Au second degré, c’est une désacralisation en règle de l’éducation, et du rôle de la mère au sein d’un strict cadre familial. Une mère à elle le devoir d’aimer son enfant non désiré coûte que coûte ? Doit-elle le considérer comme un cadeau divin qu’elle n’a la droit de refuser, et qu’elle doit entourer d’amour même si son cœur lui dicte un comportement inverse et sincère ? We Need To Talk About Kevin, et son réalisme cru, dynamite l’idéalisation du cadre familial tel que le conçoivent bien des psychologues et des médias, et replace la mère dans une dimension d’être humain à part entière, individualiste et entité concrète et viable. Il balaie d’un revers de manche les baby-shower, et autres manifestations pathétiques d’un amour forcé, et appréhende l’éducation comme un double apprentissage, celui de l’enfant et du parent, apprentissage qui n’est régit par aucune règle pré-établie et sacrée. Avant d’être une mère, la femme est femme, avec ses désirs, ses aspirations, son dégoût, voire sa haine d’être reléguée au simple rang d’éducatrice/formatrice d’un être en devenir.

 

On peut aussi le voir comme un complexe d’Œdipe concret. Les indices que sont la scène de masturbation très dérangeante, et la tragédie finale peuvent étayer cette interprétation. Cette dualité Eros/Némésis, Thanatos/Catharsis en dit long sur toutes les théories Freudiennes, et nous offre une lecture trouble de relations mère/fils, père/fils, femme/mari, beaucoup moins simples qu’elles n’en ont l’air. Des parallèles amour/amour et amour/haine qui compliquent la vision, mais qui expliquent indirectement le pourquoi du comment.

 

Au final, We Need To Talk About Kevin laisse plus de questions en suspens qu’il ne donne de réponses (le « Je ne suis plus sur de savoir » final est un aveu flagrant de l’impossibilité d’explication).

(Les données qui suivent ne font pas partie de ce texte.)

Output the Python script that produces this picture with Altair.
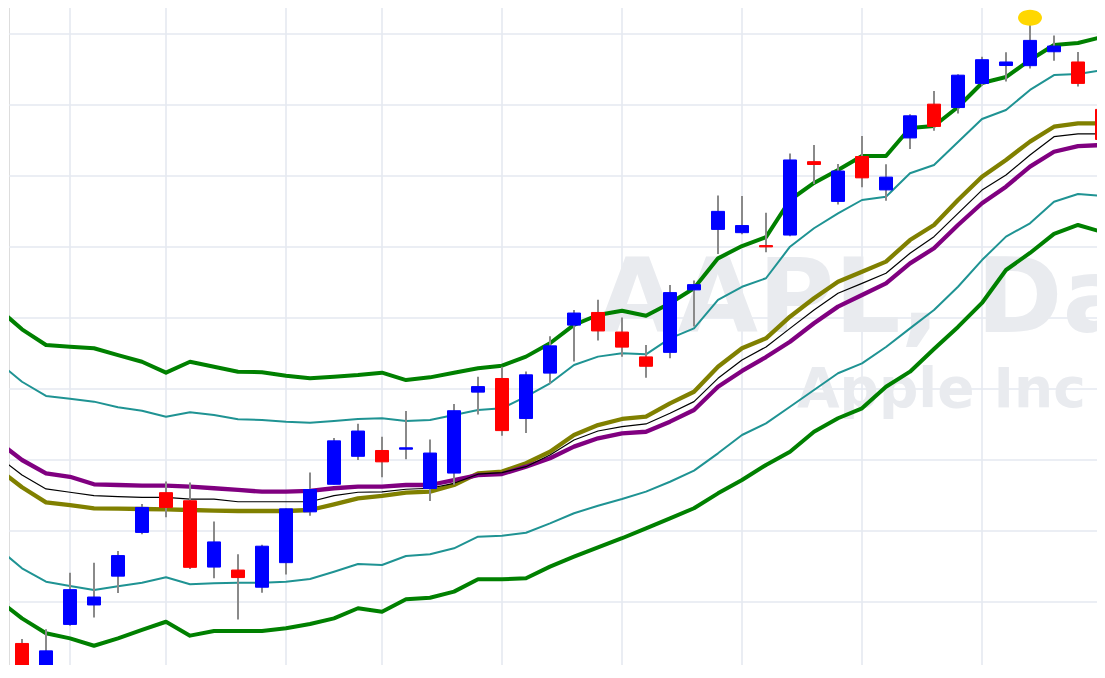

Bien sur, des éléments narratifs et graphiques donnent des pistes, avec cette scène d’ouverture placée sous le signe rouge vif du sang, que l’on retrouve tout le long du métrage, et plus particulièrement sur les murs extérieurs de la maison d’Eva. La demeure est frappée du sceau de l’infamie, et Eva passera tout le métrage a nettoyer ces traces de culpabilité, qu’elle assume pourtant intérieurement. Ces tonalités rouges qui font souvent penser au De Palma de Carrie (comme dans le bouquin de King, l’enfant et sa croissance sont vus sous l’angle de la douleur et de la pénitence) agissent comme un filtre coloré qui teinte la réalité d’une nuance matricielle indéniable. L’accouchement subi comme un acte de contrition doit s’effectuer dans la douleur et les flots de sang.

 

Et on pourrait résumer l’histoire d’Eva, qui n’est rien d’autre qu’une parabole sur l’abnégation ultime, et celle de Kévin, qui symbolise le fatalisme inéluctable et le rôle de victime/bourreau assumé par cette réplique qui fait froid dans le dos de par sa vacuité et sa flagrante et lénifiante évidence.

 

« Pourquoi collectionnes-tu ces photos ? »

« Je ne sais pas. »

« Quel est l’intérêt ? »

« Ca n’a aucun intérêt. C’est justement ça l’intérêt. »

 

Un aphorisme sur la vie en quelque sorte.